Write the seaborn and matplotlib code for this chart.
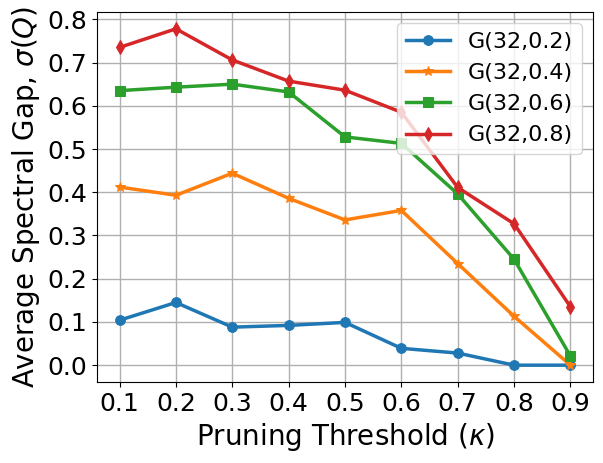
import numpy as np
import pandas as pd
import matplotlib
matplotlib.use('Agg')
import matplotlib.pyplot as plt
import seaborn as sns

# Pruning thresholds
kappa = [0.1, 0.2, 0.3, 0.4, 0.5, 0.6, 0.7, 0.8, 0.9]

# Average spectral gap per graph family
gap_02 = [0.104, 0.145, 0.088, 0.092, 0.099, 0.039, 0.028, 0.0, 0.0]
gap_04 = [0.412, 0.393, 0.444, 0.386, 0.336, 0.358, 0.235, 0.113, 0.0]
gap_06 = [0.635, 0.643, 0.650, 0.632, 0.528, 0.513, 0.396, 0.245, 0.021]
gap_08 = [0.735, 0.778, 0.706, 0.657, 0.636, 0.585, 0.411, 0.327, 0.135]

labels = ['G(32,0.2)', 'G(32,0.4)', 'G(32,0.6)', 'G(32,0.8)']
series = [gap_02, gap_04, gap_06, gap_08]
markers = ['o', '*', 's', 'd']
colors = ['#1f77b4', '#ff7f0e', '#2ca02c', '#d62728']

fig = plt.figure(figsize=(6.03, 4.63), dpi=100)
ax = fig.add_axes([97 / 603, 1 - 382 / 463, 496 / 603, 370 / 463])

for lab, vals, mk, col in zip(labels, series, markers, colors):
    df = pd.DataFrame({'kappa': kappa, 'gap': vals})
    sns.lineplot(data=df, x='kappa', y='gap', ax=ax, label=lab, marker=mk,
                 color=col, linewidth=2.5, markersize=7,
                 markeredgecolor=col)

ax.set_xticks(kappa)
ax.set_xticklabels([f'{k:.1f}' for k in kappa])
ax.set_yticks(np.arange(0, 0.81, 0.1))
ax.set_yticklabels([f'{v:.1f}' for v in np.arange(0, 0.81, 0.1)])
ax.tick_params(labelsize=18)
ax.set_xlabel(r'Pruning Threshold ($\kappa$)', fontsize=20)
ax.set_ylabel(r'Average Spectral Gap, $\sigma(Q)$', fontsize=20)
ax.grid(True, color='#b0b0b0', linewidth=1)
ax.legend(loc='upper right', fontsize=16)

fig.savefig('out.png', dpi=100)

• **Exercise requirements**: Repeat the data exactly in full, omitting its pictures.

• **Right answer**:
Write the seaborn and matplotlib code for this chart.
import numpy as np
import pandas as pd
import matplotlib
matplotlib.use('Agg')
import matplotlib.pyplot as plt
import seaborn as sns

# Pruning thresholds
kappa = [0.1, 0.2, 0.3, 0.4, 0.5, 0.6, 0.7, 0.8, 0.9]

# Average spectral gap per graph family
gap_02 = [0.104, 0.145, 0.088, 0.092, 0.099, 0.039, 0.028, 0.0, 0.0]
gap_04 = [0.412, 0.393, 0.444, 0.386, 0.336, 0.358, 0.235, 0.113, 0.0]
gap_06 = [0.635, 0.643, 0.650, 0.632, 0.528, 0.513, 0.396, 0.245, 0.021]
gap_08 = [0.735, 0.778, 0.706, 0.657, 0.636, 0.585, 0.411, 0.327, 0.135]

labels = ['G(32,0.2)', 'G(32,0.4)', 'G(32,0.6)', 'G(32,0.8)']
series = [gap_02, gap_04, gap_06, gap_08]
markers = ['o', '*', 's', 'd']
colors = ['#1f77b4', '#ff7f0e', '#2ca02c', '#d62728']

fig = plt.figure(figsize=(6.03, 4.63), dpi=100)
ax = fig.add_axes([97 / 603, 1 - 382 / 463, 496 / 603, 370 / 463])

for lab, vals, mk, col in zip(labels, series, markers, colors):
    df = pd.DataFrame({'kappa': kappa, 'gap': vals})
    sns.lineplot(data=df, x='kappa', y='gap', ax=ax, label=lab, marker=mk,
                 color=col, linewidth=2.5, markersize=7,
                 markeredgecolor=col)

ax.set_xticks(kappa)
ax.set_xticklabels([f'{k:.1f}' for k in kappa])
ax.set_yticks(np.arange(0, 0.81, 0.1))
ax.set_yticklabels([f'{v:.1f}' for v in np.arange(0, 0.81, 0.1)])
ax.tick_params(labelsize=18)
ax.set_xlabel(r'Pruning Threshold ($\kappa$)', fontsize=20)
ax.set_ylabel(r'Average Spectral Gap, $\sigma(Q)$', fontsize=20)
ax.grid(True, color='#b0b0b0', linewidth=1)
ax.legend(loc='upper right', fontsize=16)

fig.savefig('out.png', dpi=100)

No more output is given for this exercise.